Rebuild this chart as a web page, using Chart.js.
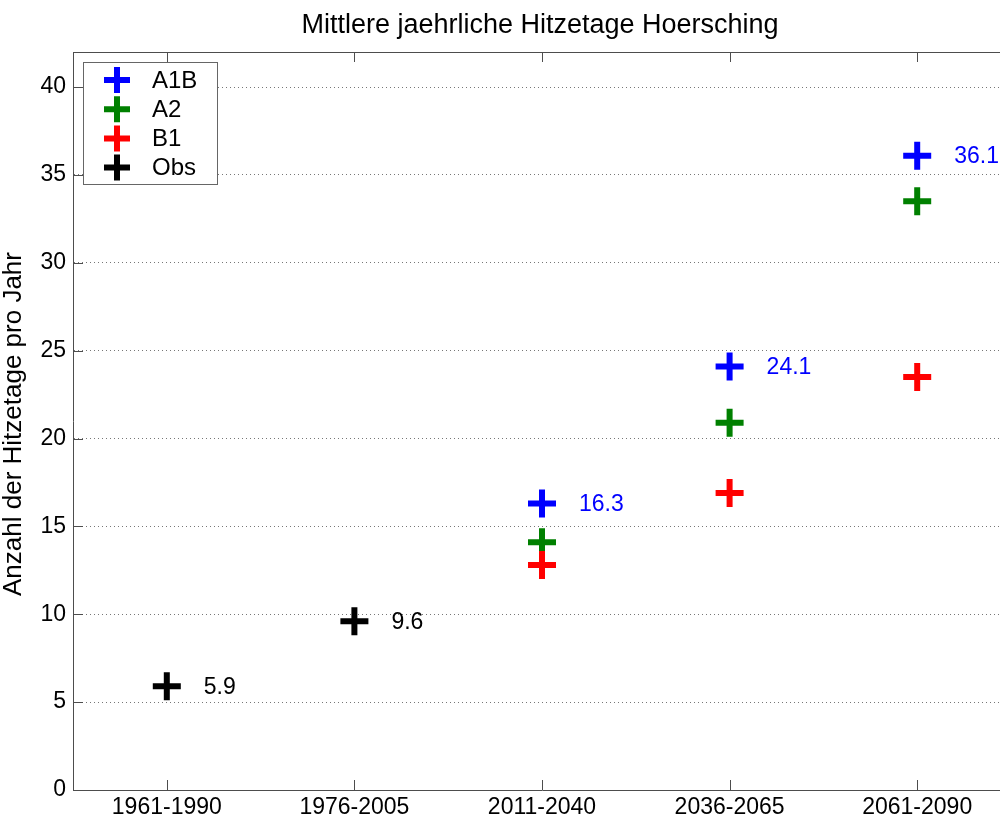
<!DOCTYPE html>
<html>
<head>
<meta charset="utf-8">
<script src="https://cdn.jsdelivr.net/npm/chart.js@4.4.0/dist/chart.umd.min.js"></script>
<style>
  html, body { margin: 0; padding: 0; background: #fff; overflow: hidden; }
  #wrap { position: absolute; left: 0; top: 0; width: 1031px; height: 821px; }
</style>
</head>
<body>
<div id="wrap"><canvas id="chart" width="1031" height="821"></canvas></div>
<script>
// Daten
const periods = ["1961-1990", "1976-2005", "2011-2040", "2036-2065", "2061-2090"];
const yTicks = [0, 5, 10, 15, 20, 25, 30, 35, 40];
const a1b = [null, null, 16.3, 24.1, 36.1];
const a2 = [null, null, 14.1, 20.9, 33.5];
const b1 = [null, null, 12.8, 16.9, 23.5];
const obs = [5.9, 9.6, null, null, null];

const FONT = "'Liberation Sans', Arial, Helvetica, sans-serif";
const AXIS = "#4d4d4d";

function toPoints(arr) {
  return arr.map((v, i) => (v == null ? null : { x: i + 1, y: v })).filter(Boolean);
}

function series(label, arr, color, order, showValue) {
  return {
    label,
    data: toPoints(arr),
    pointStyle: "cross",
    pointRadius: 14,
    pointHoverRadius: 14,
    pointBorderWidth: 6,
    pointHoverBorderWidth: 6,
    borderColor: color,
    backgroundColor: color,
    showLine: false,
    order,
    showValue
  };
}

// Rahmen, Ticks nach innen, Titel, Achsentitel
const framePlugin = {
  id: "frame",
  afterDraw(chart) {
    const { ctx, chartArea: a, scales } = chart;
    ctx.save();
    ctx.strokeStyle = AXIS;
    ctx.lineWidth = 1;
    ctx.beginPath();
    ctx.moveTo(a.left, a.top + 0.5);
    ctx.lineTo(a.right, a.top + 0.5);
    ctx.moveTo(a.right - 0.5, a.top);
    ctx.lineTo(a.right - 0.5, a.bottom);
    scales.x.ticks.forEach((t) => {
      const px = Math.round(scales.x.getPixelForValue(t.value)) + 0.5;
      ctx.moveTo(px, a.bottom);
      ctx.lineTo(px, a.bottom - 10);
      ctx.moveTo(px, a.top);
      ctx.lineTo(px, a.top + 10);
    });
    scales.y.ticks.forEach((t) => {
      const py = Math.round(scales.y.getPixelForValue(t.value)) + 0.5;
      ctx.moveTo(a.left, py);
      ctx.lineTo(a.left + 10, py);
      ctx.moveTo(a.right, py);
      ctx.lineTo(a.right - 10, py);
    });
    ctx.stroke();

    ctx.fillStyle = "#000";
    ctx.font = "27px " + FONT;
    ctx.textAlign = "center";
    ctx.textBaseline = "alphabetic";
    ctx.fillText("Mittlere jaehrliche Hitzetage Hoersching", (a.left + a.right) / 2 - 2, 33);

    ctx.font = "26px " + FONT;
    ctx.translate(21, (a.top + a.bottom) / 2 + 3);
    ctx.rotate(-Math.PI / 2);
    ctx.fillText("Anzahl der Hitzetage pro Jahr", 0, 0);
    ctx.restore();
  }
};

// Werte neben den Kreuzen
const valuePlugin = {
  id: "values",
  afterDatasetsDraw(chart) {
    const { ctx, scales } = chart;
    ctx.save();
    ctx.font = "23px " + FONT;
    ctx.textAlign = "left";
    ctx.textBaseline = "middle";
    chart.data.datasets.forEach((ds) => {
      if (!ds.showValue) return;
      ctx.fillStyle = ds.borderColor;
      ds.data.forEach((p) => {
        ctx.fillText(p.y.toFixed(1), scales.x.getPixelForValue(p.x) + 37, scales.y.getPixelForValue(p.y) + 1);
      });
    });
    ctx.restore();
  }
};

// Legende im Diagramm
const legendPlugin = {
  id: "boxLegend",
  afterDraw(chart) {
    const { ctx, chartArea: a } = chart;
    const x0 = a.left + 10, y0 = a.top + 10, w = 134, h = 122;
    ctx.save();
    ctx.fillStyle = "#fff";
    ctx.fillRect(x0, y0, w, h);
    ctx.strokeStyle = "#666";
    ctx.lineWidth = 1;
    ctx.strokeRect(x0 + 0.5, y0 + 0.5, w, h);
    ctx.font = "24px " + FONT;
    ctx.textAlign = "left";
    ctx.textBaseline = "middle";
    chart.data.datasets.forEach((ds, i) => {
      const cy = y0 + 18 + i * 29.2;
      const cx = x0 + 34;
      ctx.strokeStyle = ds.borderColor;
      ctx.lineWidth = 6;
      ctx.beginPath();
      ctx.moveTo(cx - 13, cy);
      ctx.lineTo(cx + 13, cy);
      ctx.moveTo(cx, cy - 13);
      ctx.lineTo(cx, cy + 13);
      ctx.stroke();
      ctx.fillStyle = "#000";
      ctx.fillText(ds.label, x0 + 69, cy + 1);
    });
    ctx.restore();
  }
};

new Chart(document.getElementById("chart"), {
  type: "scatter",
  data: {
    datasets: [
      series("A1B", a1b, "#0000ff", 3, true),
      series("A2", a2, "#008000", 2, false),
      series("B1", b1, "#ff0000", 1, false),
      series("Obs", obs, "#000000", 0, true)
    ]
  },
  options: {
    responsive: false,
    animation: false,
    devicePixelRatio: 1,
    layout: { padding: { top: 52, right: 2, left: 0, bottom: 0 } },
    plugins: {
      legend: { display: false },
      title: { display: false },
      tooltip: { enabled: false }
    },
    scales: {
      x: {
        type: "linear",
        min: 0.5,
        max: 5.5,
        afterBuildTicks: (s) => { s.ticks = periods.map((p, i) => ({ value: i + 1 })); },
        afterFit: (s) => { s.height = 31; s.paddingLeft = 0; s.paddingRight = 0; },
        ticks: {
          callback: (v) => periods[v - 1],
          color: "#000",
          font: { family: FONT, size: 23 },
          padding: 4,
          maxRotation: 0,
          autoSkip: false
        },
        grid: { display: false, drawTicks: false },
        border: { display: true, color: AXIS, width: 1 }
      },
      y: {
        min: 0,
        max: 42,
        afterBuildTicks: (s) => { s.ticks = yTicks.map((v) => ({ value: v })); },
        afterFit: (s) => { s.width = 73; s.paddingTop = 0; s.paddingBottom = 0; },
        ticks: {
          color: "#000",
          font: { family: FONT, size: 23 },
          padding: 7
        },
        grid: {
          drawTicks: false,
          color: (c) => (c.tick && c.tick.value === 0 ? "rgba(0,0,0,0)" : "#777"),
          lineWidth: 1
        },
        border: { display: true, color: AXIS, width: 1, dash: [1, 3] }
      }
    }
  },
  plugins: [framePlugin, valuePlugin, legendPlugin]
});
</script>
</body>
</html>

Exercise brief
Transcribe the listing in full and omit the pictures.

Answer to the task
Rebuild this chart as a web page, using Chart.js.
<!DOCTYPE html>
<html>
<head>
<meta charset="utf-8">
<script src="https://cdn.jsdelivr.net/npm/chart.js@4.4.0/dist/chart.umd.min.js"></script>
<style>
  html, body { margin: 0; padding: 0; background: #fff; overflow: hidden; }
  #wrap { position: absolute; left: 0; top: 0; width: 1031px; height: 821px; }
</style>
</head>
<body>
<div id="wrap"><canvas id="chart" width="1031" height="821"></canvas></div>
<script>
// Daten
const periods = ["1961-1990", "1976-2005", "2011-2040", "2036-2065", "2061-2090"];
const yTicks = [0, 5, 10, 15, 20, 25, 30, 35, 40];
const a1b = [null, null, 16.3, 24.1, 36.1];
const a2 = [null, null, 14.1, 20.9, 33.5];
const b1 = [null, null, 12.8, 16.9, 23.5];
const obs = [5.9, 9.6, null, null, null];

const FONT = "'Liberation Sans', Arial, Helvetica, sans-serif";
const AXIS = "#4d4d4d";

function toPoints(arr) {
  return arr.map((v, i) => (v == null ? null : { x: i + 1, y: v })).filter(Boolean);
}

function series(label, arr, color, order, showValue) {
  return {
    label,
    data: toPoints(arr),
    pointStyle: "cross",
    pointRadius: 14,
    pointHoverRadius: 14,
    pointBorderWidth: 6,
    pointHoverBorderWidth: 6,
    borderColor: color,
    backgroundColor: color,
    showLine: false,
    order,
    showValue
  };
}

// Rahmen, Ticks nach innen, Titel, Achsentitel
const framePlugin = {
  id: "frame",
  afterDraw(chart) {
    const { ctx, chartArea: a, scales } = chart;
    ctx.save();
    ctx.strokeStyle = AXIS;
    ctx.lineWidth = 1;
    ctx.beginPath();
    ctx.moveTo(a.left, a.top + 0.5);
    ctx.lineTo(a.right, a.top + 0.5);
    ctx.moveTo(a.right - 0.5, a.top);
    ctx.lineTo(a.right - 0.5, a.bottom);
    scales.x.ticks.forEach((t) => {
      const px = Math.round(scales.x.getPixelForValue(t.value)) + 0.5;
      ctx.moveTo(px, a.bottom);
      ctx.lineTo(px, a.bottom - 10);
      ctx.moveTo(px, a.top);
      ctx.lineTo(px, a.top + 10);
    });
    scales.y.ticks.forEach((t) => {
      const py = Math.round(scales.y.getPixelForValue(t.value)) + 0.5;
      ctx.moveTo(a.left, py);
      ctx.lineTo(a.left + 10, py);
      ctx.moveTo(a.right, py);
      ctx.lineTo(a.right - 10, py);
    });
    ctx.stroke();

    ctx.fillStyle = "#000";
    ctx.font = "27px " + FONT;
    ctx.textAlign = "center";
    ctx.textBaseline = "alphabetic";
    ctx.fillText("Mittlere jaehrliche Hitzetage Hoersching", (a.left + a.right) / 2 - 2, 33);

    ctx.font = "26px " + FONT;
    ctx.translate(21, (a.top + a.bottom) / 2 + 3);
    ctx.rotate(-Math.PI / 2);
    ctx.fillText("Anzahl der Hitzetage pro Jahr", 0, 0);
    ctx.restore();
  }
};

// Werte neben den Kreuzen
const valuePlugin = {
  id: "values",
  afterDatasetsDraw(chart) {
    const { ctx, scales } = chart;
    ctx.save();
    ctx.font = "23px " + FONT;
    ctx.textAlign = "left";
    ctx.textBaseline = "middle";
    chart.data.datasets.forEach((ds) => {
      if (!ds.showValue) return;
      ctx.fillStyle = ds.borderColor;
      ds.data.forEach((p) => {
        ctx.fillText(p.y.toFixed(1), scales.x.getPixelForValue(p.x) + 37, scales.y.getPixelForValue(p.y) + 1);
      });
    });
    ctx.restore();
  }
};

// Legende im Diagramm
const legendPlugin = {
  id: "boxLegend",
  afterDraw(chart) {
    const { ctx, chartArea: a } = chart;
    const x0 = a.left + 10, y0 = a.top + 10, w = 134, h = 122;
    ctx.save();
    ctx.fillStyle = "#fff";
    ctx.fillRect(x0, y0, w, h);
    ctx.strokeStyle = "#666";
    ctx.lineWidth = 1;
    ctx.strokeRect(x0 + 0.5, y0 + 0.5, w, h);
    ctx.font = "24px " + FONT;
    ctx.textAlign = "left";
    ctx.textBaseline = "middle";
    chart.data.datasets.forEach((ds, i) => {
      const cy = y0 + 18 + i * 29.2;
      const cx = x0 + 34;
      ctx.strokeStyle = ds.borderColor;
      ctx.lineWidth = 6;
      ctx.beginPath();
      ctx.moveTo(cx - 13, cy);
      ctx.lineTo(cx + 13, cy);
      ctx.moveTo(cx, cy - 13);
      ctx.lineTo(cx, cy + 13);
      ctx.stroke();
      ctx.fillStyle = "#000";
      ctx.fillText(ds.label, x0 + 69, cy + 1);
    });
    ctx.restore();
  }
};

new Chart(document.getElementById("chart"), {
  type: "scatter",
  data: {
    datasets: [
      series("A1B", a1b, "#0000ff", 3, true),
      series("A2", a2, "#008000", 2, false),
      series("B1", b1, "#ff0000", 1, false),
      series("Obs", obs, "#000000", 0, true)
    ]
  },
  options: {
    responsive: false,
    animation: false,
    devicePixelRatio: 1,
    layout: { padding: { top: 52, right: 2, left: 0, bottom: 0 } },
    plugins: {
      legend: { display: false },
      title: { display: false },
      tooltip: { enabled: false }
    },
    scales: {
      x: {
        type: "linear",
        min: 0.5,
        max: 5.5,
        afterBuildTicks: (s) => { s.ticks = periods.map((p, i) => ({ value: i + 1 })); },
        afterFit: (s) => { s.height = 31; s.paddingLeft = 0; s.paddingRight = 0; },
        ticks: {
          callback: (v) => periods[v - 1],
          color: "#000",
          font: { family: FONT, size: 23 },
          padding: 4,
          maxRotation: 0,
          autoSkip: false
        },
        grid: { display: false, drawTicks: false },
        border: { display: true, color: AXIS, width: 1 }
      },
      y: {
        min: 0,
        max: 42,
        afterBuildTicks: (s) => { s.ticks = yTicks.map((v) => ({ value: v })); },
        afterFit: (s) => { s.width = 73; s.paddingTop = 0; s.paddingBottom = 0; },
        ticks: {
          color: "#000",
          font: { family: FONT, size: 23 },
          padding: 7
        },
        grid: {
          drawTicks: false,
          color: (c) => (c.tick && c.tick.value === 0 ? "rgba(0,0,0,0)" : "#777"),
          lineWidth: 1
        },
        border: { display: true, color: AXIS, width: 1, dash: [1, 3] }
      }
    }
  },
  plugins: [framePlugin, valuePlugin, legendPlugin]
});
</script>
</body>
</html>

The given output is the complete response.